Québécité: le retour aux sources
1 décembre 2010
Redécouvrir certaines de nos vieilles traditions ? Les revaloriser ? Renouer avec elles ?
Aucune objection. Bien au contraire.
Là où ça se gâte, et pas à peu près, c’est quand on associe ce respect du passé et ce sens de la continuité historique au… capitalisme, à la droite capitaliste, celle-là même devant laquelle se prosternent des Legault et des Facal.
À quoi ça rime cette manie pour le moins bizarre et saugrenue, pour ne pas dire délirante, d’associer tradition et capitalisme ?

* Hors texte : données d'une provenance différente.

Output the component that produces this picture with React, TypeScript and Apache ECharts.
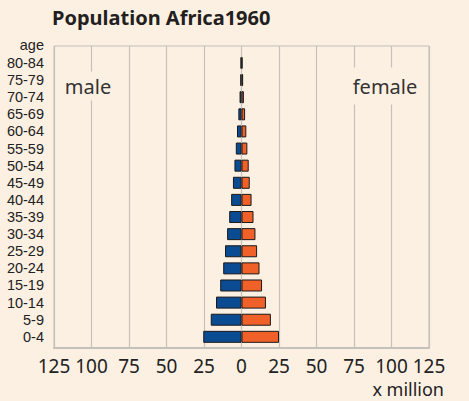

Le capitalisme n’en a rien à cirer des traditions, qu’elles soient culturelles, religieuses ou nationales. Elles ne sont pour lui qu’autant d’irritants et d’entraves. Au nom du profit, il n’hésite pas à les balayer, à les détruire, à les dissoudre. Ou encore à les pervertir et à les travestir en les vidant de leur substance pour mieux les réduire en foires commerciales débilitantes, comme c’est le cas, par exemple, pour la fête de Noël.
C’est le capitalisme, et non la social-démocratie ou le socialisme, qui est au cœur de l’actuel mouvement de mondialisation, c’est lui qui en est le moteur.
Comme aimait à le répéter feu Michel Chartrand, le capitalisme n’a qu’un but : maximiser les profits et au diable tout le reste ! Et c’est pourquoi, ajoutait Chartrand, le capitalisme est amoral et apatride.
Le capitalisme, ce n’est pas la tradition, c’est la modernité, la modernité dans ce qu’elle a de plus clinquant. Le capitalisme, c’est l’anti-terroir. Il faut être aveugle pour ne pas le voir, hyper-naïf ou d’extrême mauvaise foi pour le nier.
Sur les ondes de Radio Ville-Marie, le mardi 30 novembre 2010, à l’heure du midi, le sociologue Stéphane Kelly évoquait une incohérence fréquente de la gauche. Il rappelait qu’à gauche, autant on est hostile à la libéralisation de l’économie, autant on est complaisant face à celle des mœurs et de la culture. Il avait bien raison là-dessus. Sauf qu’il s’est bien gardé de noter que la même sorte d’incohérence existe aussi à droite, mais en sens inverse. En effet, à droite, du moins chez les intellectuels se réclamant de la droite, autant on condamne la libéralisation des mœurs et de la culture, autant on réclame à grands cris celle de l’économie.
Quand donc admettra-t-on que la libéralisation de l’économie et la libéralisation de la culture vont de pair et qu’il y a une limite, une sacrée limite à accepter l’une tout en refusant l’autre ?
Alors, tout cela pour dire que, oui, les indépendantistes, qui sont généralement de gauche, doivent s’ouvrir à une certaine droite. Mais laquelle ? La droite économique, c’est-à-dire la droite capitaliste ? Sûrement pas ! La droite culturelle alors ? Oui, bien sûr. Et d’autant plus que cette droite culturelle, au fond, n’est une droite que quand elle entend réserver la culture à une élite fortunée. Au contraire, quand elle désire et exige que tous les nationaux, sans exception, aient accès à l’héritage culturel de la nation et puissent s’en nourrir librement, alors cette droite culturelle prend l’allure d’une gauche authentique. L’allure, oui, et même plus.